National Post reporter Adrian Humphreys spun off several stories for the April 2 edition from an RCMP report about money laundering prepared by criminologist Stephen Schneider, a research associate with York’s Nathanson Centre for the Study of Organized Crime and Corruption. In one story, Humphreys highlighted the study’s finding that lawyers launder half of all dirty money in cases tracked by the RCMP. “In the majority of police cases involving lawyers, they appear to have been unaware of the criminal source of funds provided by an offender,” the report says. “However, the research also identified cases where a lawyer should have become suspicious of the circumstances surrounding a particular transaction, such as the use of a large amount of cash in small denominations to purchase real estate…. In those cases where a lawyer appears to have been cognizant of the criminal source of funds, their services were often explicitly sought out and, in some cases, repeatedly used by offenders to launder their illegal revenue.” In another story, Humphreys highlighted the report’s finding that criminals hide ill-gotten gains in unusual places – from an Albertan ranch with roaming cattle to gold coins and collectible art, from toilet paper and luxury boats to a collection of Nazi daggers.

Playing the patriotic card in Taiwan

The growing sense of national identity in Taiwan is so strong that newly elected President Chen Shui-bian’s rivals from the Kuomintang party, Lien Chan and running mate James Soong, had to kiss the ground during a political rally to show their patriotic fervour, reported the Globe and Mail April 2 in an article about democratic movements in Taiwan and Hong Kong. “This election was about who loves Taiwan more,” said Michael Stainton, a research associate with the York Centre for Asian Research.

Don’t import judge selection ‘mess’, Ontario minister urges

Ontario Attorney General Michael Bryant will wade into the debate over the process of appointing Supreme Court justices in a speech April 2 that argues against a proposal to have nominees screened by a federal parliamentary committee, reported the Ottawa Citizen April 2. “Importing the confirmation mess from the United States doesn’t make any sense,” Bryant said April 1. “[It is] basically pushing judges to be politicians with judicial robes on.” Bryant, who will deliver the keynote address at an Osgoode Hall Law School conference on Supreme Court case law, said Ontario has a keen interest in how the federal government goes about filling the two openings created by the departure of Supreme Court justices.
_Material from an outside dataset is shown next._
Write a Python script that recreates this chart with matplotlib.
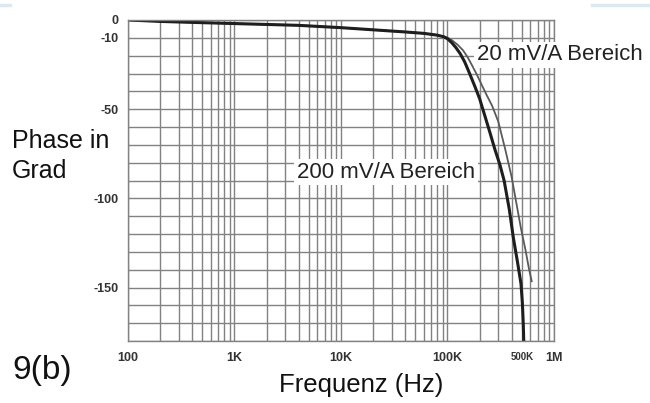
import numpy as np
import matplotlib
matplotlib.use("Agg")
import matplotlib.pyplot as plt
from matplotlib.lines import Line2D
from matplotlib.ticker import LogLocator, NullFormatter

plt.rcParams["font.family"] = ["Liberation Sans", "DejaVu Sans"]

# 200 mV/A range (thick dark curve)
freq_200 = [100, 200, 500, 1000, 2000, 4000, 10000, 20000, 40000, 60000, 80000,
            92000, 100000, 110000, 120000, 132000, 145000, 160000, 180000, 200000,
            225000, 250000, 280000, 310000, 340000, 380000, 415000, 455000,
            490000, 505000, 515000, 520000]
phase_200 = [0, -0.8, -1.5, -2, -2.5, -3, -4.3, -5.5, -6.7, -7.5, -8.5,
             -9.4, -10.5, -12.8, -15.5, -19, -23.5, -29.5, -37, -44,
             -54, -63, -73, -81, -90, -106, -122, -136,
             -148, -159, -171, -180]

# 20 mV/A range (thin grey curve)
freq_20 = [100, 200, 500, 1000, 2000, 4000, 10000, 20000, 40000, 60000, 80000,
           92000, 100000, 110000, 125000, 140000, 155000, 172000, 190000, 212000,
           235000, 262000, 300000, 350000, 400000, 432000, 460000, 490000,
           540000, 580000, 620000]
phase_20 = [0, -0.8, -1.5, -2, -2.5, -3, -4.3, -5.5, -6.7, -7.5, -8.5,
            -9.2, -9.9, -11.3, -14, -17, -21, -26, -31, -37,
            -42.5, -48, -57, -73, -88, -99, -108, -117,
            -129, -139, -147]

x_ticks = [100, 1e3, 1e4, 1e5, 5e5, 1e6]
x_labels = ["100", "1K", "10K", "100K", "500K", "1M"]
y_ticks = [0, -10, -50, -100, -150]
y_labels = ["0", "-10", "-50", "-100", "-150"]

fig = plt.figure(figsize=(6.5, 4.03), dpi=100)
ax = fig.add_axes([128 / 650, 1 - 341 / 403, (554 - 128) / 650, (341 - 20) / 403])

grid_c = "#828282"
ax.set_xscale("log")
ax.set_xlim(100, 1e6)
ax.set_ylim(-180, 0)

ax.xaxis.set_minor_locator(LogLocator(base=10, subs=np.arange(2, 10)))
ax.xaxis.set_minor_formatter(NullFormatter())
ax.set_xticks(x_ticks)
ax.set_xticklabels(x_labels)
ax.set_yticks(np.arange(-180, 1, 10), minor=True)
ax.set_yticks(y_ticks)
ax.set_yticklabels(y_labels)

ax.grid(True, which="both", axis="both", color=grid_c, lw=1.0)
ax.set_axisbelow(True)
ax.tick_params(which="both", length=0)
ax.tick_params(axis="x", pad=8, labelsize=9, labelcolor="#333333")
ax.tick_params(axis="y", pad=7, labelsize=9, labelcolor="#333333")
for lab in ax.get_xticklabels() + ax.get_yticklabels():
    lab.set_fontweight("bold")
ax.get_xticklabels()[4].set_fontsize(7)
for s in ax.spines.values():
    s.set_color(grid_c)
    s.set_linewidth(1.0)

ax.plot(freq_20, phase_20, color="#5a5a5a", lw=1.3, solid_capstyle="butt")
ax.plot(freq_200, phase_200, color="#1e1e1e", lw=2.2, solid_capstyle="butt")

box = dict(facecolor="white", edgecolor="none", pad=2)
fig.text(477 / 650, 1 - 55 / 403, "20 mV/A Bereich", fontsize=16,
         color="#222222", ha="left", va="center", bbox=box)
fig.text(386 / 650, 1 - 172 / 403, "200 mV/A Bereich", fontsize=16,
         color="#222222", ha="center", va="center", bbox=box)

fig.text(12 / 650, 1 - 156 / 403, "Phase in\nGrad", fontsize=18,
         color="#111111", ha="left", va="center", linespacing=1.35)
fig.text(12 / 650, 1 - 370 / 403, "9(b)", fontsize=24,
         color="#111111", ha="left", va="center")
fig.text(361 / 650, 1 - 385 / 403, "Frequenz (Hz)", fontsize=18.5,
         color="#111111", ha="center", va="center")

# faint decorative strokes at the top edge
fig.add_artist(Line2D([592 / 650, 1.0], [1 - 5 / 403] * 2, color="#dde9f1",
                      lw=2.5, transform=fig.transFigure))
fig.add_artist(Line2D([0, 10 / 650], [1 - 5 / 403] * 2, color="#dde9f1",
                      lw=2.5, transform=fig.transFigure))

fig.savefig("out.png", dpi=100)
York grad takes helm at Sony Canada

Sony of Canada Ltd. has named York alumnus and long-time Sony executive Doug D. Wilson president and chief operating officer, reported Canadian Press April 1. Wilson, 45, has been with Sony for almost 20 years and has been president of Sony Logistics America since mid-2002. He earned a BA in economics from York in 1988.

On air

  • Sergei Plekhanov, Post-Communist Studies Program coordinator at York University, was interviewed about who’s to blame for four days of explosions, shooting and suicide bombings that have killed 40 people in Uzbekistan, in a CBC Radio item aired on local programs in Ottawa, Thunder Bay, Calgary and Quebec on April 1.
  • Realtor and York grad Steve Fudge (BA ’88, MES ’93) discussed his career and how he uses what he learned while studying environmental science at York University, on CBC Radio’s “Here and Now” April 1.